### What you have to do
Quote from the first line below through the line that contains "const yMinor = [50, 150, 250, 350];", both included, and leave the pictures out.

--- begin Information supplied ---

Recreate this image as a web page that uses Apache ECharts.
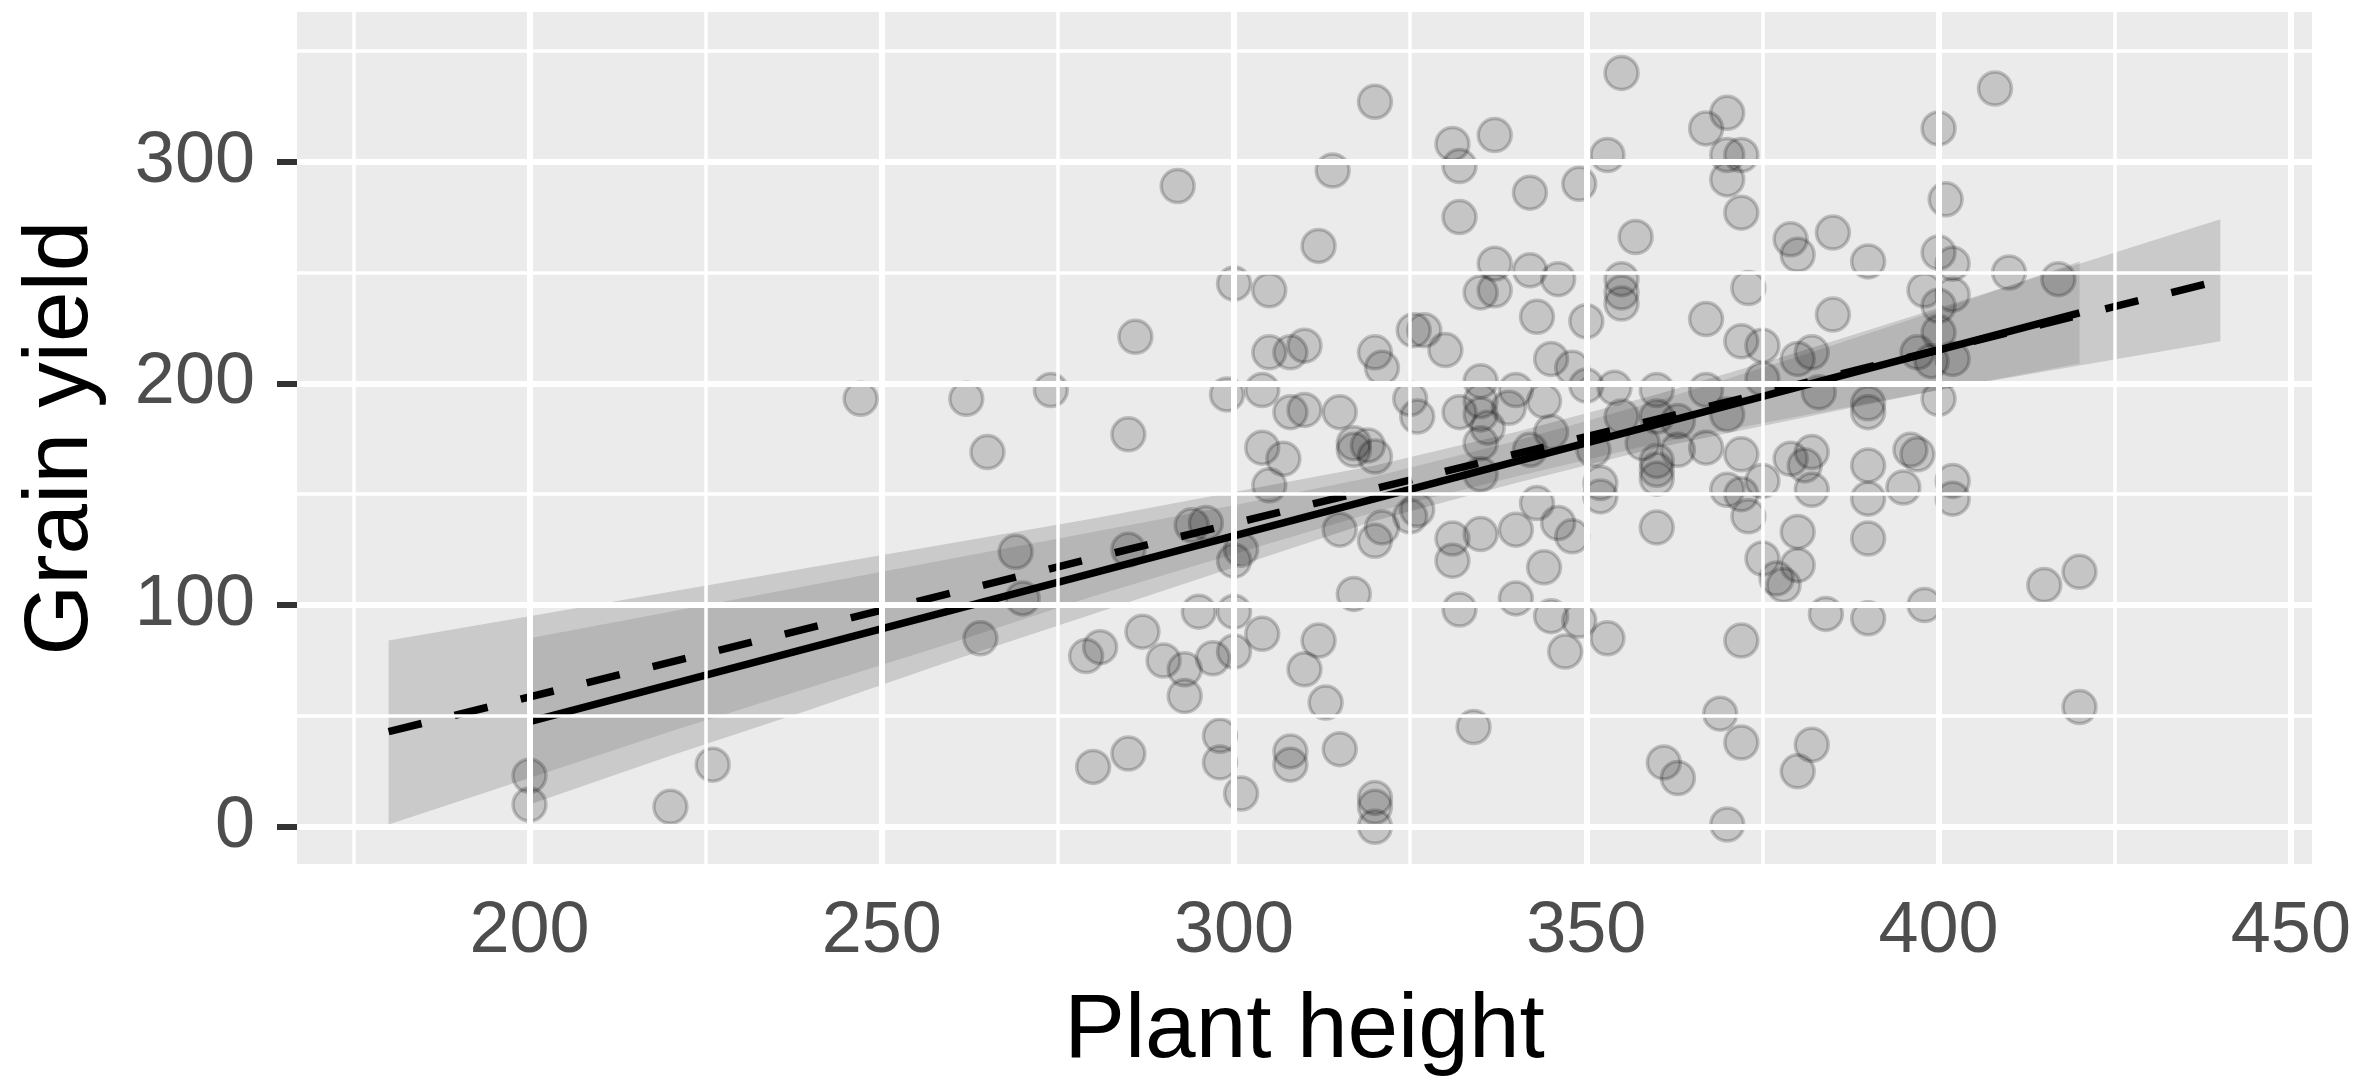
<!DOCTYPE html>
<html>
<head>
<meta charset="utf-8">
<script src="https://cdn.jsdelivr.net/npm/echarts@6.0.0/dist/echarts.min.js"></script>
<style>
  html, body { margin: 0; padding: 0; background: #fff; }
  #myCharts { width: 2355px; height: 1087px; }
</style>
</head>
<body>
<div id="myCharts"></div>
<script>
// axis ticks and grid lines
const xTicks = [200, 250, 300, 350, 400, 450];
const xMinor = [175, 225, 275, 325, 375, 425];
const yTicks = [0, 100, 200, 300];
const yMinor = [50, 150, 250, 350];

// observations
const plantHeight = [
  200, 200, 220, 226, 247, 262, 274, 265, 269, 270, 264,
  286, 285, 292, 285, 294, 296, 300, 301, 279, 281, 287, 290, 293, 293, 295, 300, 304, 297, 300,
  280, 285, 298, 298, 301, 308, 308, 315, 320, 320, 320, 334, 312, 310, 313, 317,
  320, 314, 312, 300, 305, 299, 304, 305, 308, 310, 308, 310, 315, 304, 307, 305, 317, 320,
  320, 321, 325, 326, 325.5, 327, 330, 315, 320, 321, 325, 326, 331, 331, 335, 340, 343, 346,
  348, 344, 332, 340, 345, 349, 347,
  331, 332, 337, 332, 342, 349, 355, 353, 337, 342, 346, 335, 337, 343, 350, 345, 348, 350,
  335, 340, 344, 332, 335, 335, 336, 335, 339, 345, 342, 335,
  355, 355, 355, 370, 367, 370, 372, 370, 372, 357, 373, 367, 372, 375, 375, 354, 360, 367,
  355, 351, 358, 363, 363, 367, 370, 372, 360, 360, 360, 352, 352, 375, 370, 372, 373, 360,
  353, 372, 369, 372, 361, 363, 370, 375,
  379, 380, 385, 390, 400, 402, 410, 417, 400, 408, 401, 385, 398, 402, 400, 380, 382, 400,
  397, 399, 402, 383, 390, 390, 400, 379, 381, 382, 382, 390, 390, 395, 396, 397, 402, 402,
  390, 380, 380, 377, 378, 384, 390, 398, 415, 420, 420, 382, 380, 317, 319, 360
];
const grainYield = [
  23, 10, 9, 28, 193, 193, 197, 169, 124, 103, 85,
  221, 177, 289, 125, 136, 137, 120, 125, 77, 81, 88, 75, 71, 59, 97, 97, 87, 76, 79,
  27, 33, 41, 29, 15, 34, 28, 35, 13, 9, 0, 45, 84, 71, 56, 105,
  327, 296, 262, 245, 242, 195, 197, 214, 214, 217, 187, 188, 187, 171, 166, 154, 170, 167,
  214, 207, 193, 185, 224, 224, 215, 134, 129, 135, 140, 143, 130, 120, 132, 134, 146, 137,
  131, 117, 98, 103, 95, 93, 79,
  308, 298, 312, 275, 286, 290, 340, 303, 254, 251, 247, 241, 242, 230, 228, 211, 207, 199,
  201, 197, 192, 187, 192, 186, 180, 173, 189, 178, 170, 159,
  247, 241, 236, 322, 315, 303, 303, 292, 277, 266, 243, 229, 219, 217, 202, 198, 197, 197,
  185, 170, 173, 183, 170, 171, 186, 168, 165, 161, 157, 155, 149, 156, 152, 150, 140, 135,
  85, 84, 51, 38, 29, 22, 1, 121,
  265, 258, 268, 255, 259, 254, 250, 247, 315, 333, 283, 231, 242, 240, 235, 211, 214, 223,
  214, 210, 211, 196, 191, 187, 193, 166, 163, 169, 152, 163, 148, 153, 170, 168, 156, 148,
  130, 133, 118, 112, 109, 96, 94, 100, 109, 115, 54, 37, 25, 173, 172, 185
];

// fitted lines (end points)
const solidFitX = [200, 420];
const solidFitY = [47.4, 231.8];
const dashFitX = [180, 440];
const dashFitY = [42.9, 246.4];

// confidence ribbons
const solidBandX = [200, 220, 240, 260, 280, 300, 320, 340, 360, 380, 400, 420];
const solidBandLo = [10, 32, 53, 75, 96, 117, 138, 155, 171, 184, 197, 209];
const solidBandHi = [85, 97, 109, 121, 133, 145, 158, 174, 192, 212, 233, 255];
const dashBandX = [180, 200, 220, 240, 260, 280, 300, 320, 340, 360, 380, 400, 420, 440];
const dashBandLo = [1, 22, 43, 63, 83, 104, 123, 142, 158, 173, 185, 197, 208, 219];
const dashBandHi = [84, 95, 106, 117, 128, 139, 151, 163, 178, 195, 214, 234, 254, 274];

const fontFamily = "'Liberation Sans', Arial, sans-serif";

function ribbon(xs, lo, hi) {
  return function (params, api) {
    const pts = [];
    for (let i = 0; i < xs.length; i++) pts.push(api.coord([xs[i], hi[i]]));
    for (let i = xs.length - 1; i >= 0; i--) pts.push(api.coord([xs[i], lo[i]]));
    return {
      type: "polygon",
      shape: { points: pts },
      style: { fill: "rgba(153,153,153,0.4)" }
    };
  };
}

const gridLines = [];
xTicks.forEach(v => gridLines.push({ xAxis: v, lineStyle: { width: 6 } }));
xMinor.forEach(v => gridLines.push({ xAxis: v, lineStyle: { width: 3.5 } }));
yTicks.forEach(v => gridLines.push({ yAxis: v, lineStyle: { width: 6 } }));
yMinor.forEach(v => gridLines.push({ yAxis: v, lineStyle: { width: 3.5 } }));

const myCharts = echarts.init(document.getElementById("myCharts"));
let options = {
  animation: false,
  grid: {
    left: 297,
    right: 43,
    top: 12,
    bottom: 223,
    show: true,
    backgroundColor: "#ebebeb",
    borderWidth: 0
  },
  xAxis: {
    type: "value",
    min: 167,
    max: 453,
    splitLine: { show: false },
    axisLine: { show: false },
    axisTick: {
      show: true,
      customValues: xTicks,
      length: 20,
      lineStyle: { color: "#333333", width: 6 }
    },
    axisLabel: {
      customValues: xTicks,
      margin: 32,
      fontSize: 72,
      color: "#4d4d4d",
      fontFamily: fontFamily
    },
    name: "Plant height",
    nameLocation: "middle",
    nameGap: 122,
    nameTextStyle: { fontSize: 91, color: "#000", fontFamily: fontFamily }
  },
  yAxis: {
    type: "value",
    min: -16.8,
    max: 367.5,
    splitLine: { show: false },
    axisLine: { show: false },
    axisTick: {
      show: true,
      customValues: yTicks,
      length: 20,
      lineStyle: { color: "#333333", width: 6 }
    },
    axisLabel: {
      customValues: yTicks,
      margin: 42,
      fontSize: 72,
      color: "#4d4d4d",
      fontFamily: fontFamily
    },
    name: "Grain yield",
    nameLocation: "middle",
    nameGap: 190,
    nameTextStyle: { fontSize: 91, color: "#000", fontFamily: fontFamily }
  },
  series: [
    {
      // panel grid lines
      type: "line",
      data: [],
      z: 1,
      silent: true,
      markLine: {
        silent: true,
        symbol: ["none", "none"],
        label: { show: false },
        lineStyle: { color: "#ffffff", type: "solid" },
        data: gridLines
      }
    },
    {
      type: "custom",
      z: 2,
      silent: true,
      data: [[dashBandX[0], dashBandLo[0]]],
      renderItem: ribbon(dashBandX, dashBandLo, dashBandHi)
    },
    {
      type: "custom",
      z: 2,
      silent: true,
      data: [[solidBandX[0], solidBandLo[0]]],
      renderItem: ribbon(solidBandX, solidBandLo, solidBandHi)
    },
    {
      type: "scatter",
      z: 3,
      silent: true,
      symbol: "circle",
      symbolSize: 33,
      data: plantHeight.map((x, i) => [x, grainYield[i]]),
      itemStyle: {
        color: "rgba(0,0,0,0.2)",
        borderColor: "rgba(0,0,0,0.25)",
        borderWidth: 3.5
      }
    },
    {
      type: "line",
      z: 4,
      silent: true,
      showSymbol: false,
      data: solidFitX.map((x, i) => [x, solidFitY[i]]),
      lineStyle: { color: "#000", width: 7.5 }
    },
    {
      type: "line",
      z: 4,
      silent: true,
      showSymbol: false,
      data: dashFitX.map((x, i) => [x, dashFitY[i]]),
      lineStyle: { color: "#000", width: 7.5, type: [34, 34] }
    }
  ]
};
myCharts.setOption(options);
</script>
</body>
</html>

--- end Information supplied ---

### Reply to the exercise
Recreate this image as a web page that uses Apache ECharts.
<!DOCTYPE html>
<html>
<head>
<meta charset="utf-8">
<script src="https://cdn.jsdelivr.net/npm/echarts@6.0.0/dist/echarts.min.js"></script>
<style>
  html, body { margin: 0; padding: 0; background: #fff; }
  #myCharts { width: 2355px; height: 1087px; }
</style>
</head>
<body>
<div id="myCharts"></div>
<script>
// axis ticks and grid lines
const xTicks = [200, 250, 300, 350, 400, 450];
const xMinor = [175, 225, 275, 325, 375, 425];
const yTicks = [0, 100, 200, 300];
const yMinor = [50, 150, 250, 350];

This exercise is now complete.